Recorded data:

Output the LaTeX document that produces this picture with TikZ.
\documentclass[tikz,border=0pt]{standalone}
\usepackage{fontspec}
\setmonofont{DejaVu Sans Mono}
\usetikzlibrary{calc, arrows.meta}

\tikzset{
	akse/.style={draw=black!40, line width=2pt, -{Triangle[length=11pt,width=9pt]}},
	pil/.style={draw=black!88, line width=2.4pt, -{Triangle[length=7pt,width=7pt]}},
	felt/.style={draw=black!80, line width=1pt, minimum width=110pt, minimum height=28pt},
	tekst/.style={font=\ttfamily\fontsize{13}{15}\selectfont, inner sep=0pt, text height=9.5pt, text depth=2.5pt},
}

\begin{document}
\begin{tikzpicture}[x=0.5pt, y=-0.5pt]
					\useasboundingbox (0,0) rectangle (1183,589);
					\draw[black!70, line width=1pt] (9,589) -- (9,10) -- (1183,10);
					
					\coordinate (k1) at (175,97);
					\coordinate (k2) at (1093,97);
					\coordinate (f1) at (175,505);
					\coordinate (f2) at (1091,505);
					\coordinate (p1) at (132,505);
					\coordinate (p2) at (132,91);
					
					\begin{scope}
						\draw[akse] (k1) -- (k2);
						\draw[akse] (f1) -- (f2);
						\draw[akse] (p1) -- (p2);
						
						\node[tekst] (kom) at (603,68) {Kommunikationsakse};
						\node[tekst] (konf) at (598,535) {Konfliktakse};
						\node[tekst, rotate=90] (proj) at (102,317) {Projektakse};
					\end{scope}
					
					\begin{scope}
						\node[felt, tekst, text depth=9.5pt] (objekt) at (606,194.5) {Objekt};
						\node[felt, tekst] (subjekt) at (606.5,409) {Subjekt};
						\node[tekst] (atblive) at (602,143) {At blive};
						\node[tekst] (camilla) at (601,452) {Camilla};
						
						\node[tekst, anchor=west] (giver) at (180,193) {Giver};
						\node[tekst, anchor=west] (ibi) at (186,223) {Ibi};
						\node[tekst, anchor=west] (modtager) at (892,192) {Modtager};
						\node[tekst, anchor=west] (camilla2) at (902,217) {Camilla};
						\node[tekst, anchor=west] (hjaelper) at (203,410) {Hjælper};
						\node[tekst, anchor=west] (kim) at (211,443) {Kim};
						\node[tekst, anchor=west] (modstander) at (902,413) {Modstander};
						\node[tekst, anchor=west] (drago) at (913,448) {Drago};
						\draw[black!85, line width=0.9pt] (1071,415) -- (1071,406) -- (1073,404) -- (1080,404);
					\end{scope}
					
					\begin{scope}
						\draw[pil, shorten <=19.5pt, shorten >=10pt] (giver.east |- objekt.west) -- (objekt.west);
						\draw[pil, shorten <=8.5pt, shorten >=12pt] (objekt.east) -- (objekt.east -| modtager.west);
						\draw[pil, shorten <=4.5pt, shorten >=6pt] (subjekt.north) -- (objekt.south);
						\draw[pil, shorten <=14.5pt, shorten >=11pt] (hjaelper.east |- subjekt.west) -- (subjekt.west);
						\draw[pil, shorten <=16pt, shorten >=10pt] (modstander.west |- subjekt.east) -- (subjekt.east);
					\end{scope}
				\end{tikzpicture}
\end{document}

Task details: Nothing in the listing may be changed; retype it all exactly.

Response for this exercise:
Output the LaTeX document that produces this picture with TikZ.
\documentclass[tikz,border=0pt]{standalone}
\usepackage{fontspec}
\setmonofont{DejaVu Sans Mono}
\usetikzlibrary{calc, arrows.meta}

\tikzset{
	akse/.style={draw=black!40, line width=2pt, -{Triangle[length=11pt,width=9pt]}},
	pil/.style={draw=black!88, line width=2.4pt, -{Triangle[length=7pt,width=7pt]}},
	felt/.style={draw=black!80, line width=1pt, minimum width=110pt, minimum height=28pt},
	tekst/.style={font=\ttfamily\fontsize{13}{15}\selectfont, inner sep=0pt, text height=9.5pt, text depth=2.5pt},
}

\begin{document}
\begin{tikzpicture}[x=0.5pt, y=-0.5pt]
					\useasboundingbox (0,0) rectangle (1183,589);
					\draw[black!70, line width=1pt] (9,589) -- (9,10) -- (1183,10);
					
					\coordinate (k1) at (175,97);
					\coordinate (k2) at (1093,97);
					\coordinate (f1) at (175,505);
					\coordinate (f2) at (1091,505);
					\coordinate (p1) at (132,505);
					\coordinate (p2) at (132,91);
					
					\begin{scope}
						\draw[akse] (k1) -- (k2);
						\draw[akse] (f1) -- (f2);
						\draw[akse] (p1) -- (p2);
						
						\node[tekst] (kom) at (603,68) {Kommunikationsakse};
						\node[tekst] (konf) at (598,535) {Konfliktakse};
						\node[tekst, rotate=90] (proj) at (102,317) {Projektakse};
					\end{scope}
					
					\begin{scope}
						\node[felt, tekst, text depth=9.5pt] (objekt) at (606,194.5) {Objekt};
						\node[felt, tekst] (subjekt) at (606.5,409) {Subjekt};
						\node[tekst] (atblive) at (602,143) {At blive};
						\node[tekst] (camilla) at (601,452) {Camilla};
						
						\node[tekst, anchor=west] (giver) at (180,193) {Giver};
						\node[tekst, anchor=west] (ibi) at (186,223) {Ibi};
						\node[tekst, anchor=west] (modtager) at (892,192) {Modtager};
						\node[tekst, anchor=west] (camilla2) at (902,217) {Camilla};
						\node[tekst, anchor=west] (hjaelper) at (203,410) {Hjælper};
						\node[tekst, anchor=west] (kim) at (211,443) {Kim};
						\node[tekst, anchor=west] (modstander) at (902,413) {Modstander};
						\node[tekst, anchor=west] (drago) at (913,448) {Drago};
						\draw[black!85, line width=0.9pt] (1071,415) -- (1071,406) -- (1073,404) -- (1080,404);
					\end{scope}
					
					\begin{scope}
						\draw[pil, shorten <=19.5pt, shorten >=10pt] (giver.east |- objekt.west) -- (objekt.west);
						\draw[pil, shorten <=8.5pt, shorten >=12pt] (objekt.east) -- (objekt.east -| modtager.west);
						\draw[pil, shorten <=4.5pt, shorten >=6pt] (subjekt.north) -- (objekt.south);
						\draw[pil, shorten <=14.5pt, shorten >=11pt] (hjaelper.east |- subjekt.west) -- (subjekt.west);
						\draw[pil, shorten <=16pt, shorten >=10pt] (modstander.west |- subjekt.east) -- (subjekt.east);
					\end{scope}
				\end{tikzpicture}
\end{document}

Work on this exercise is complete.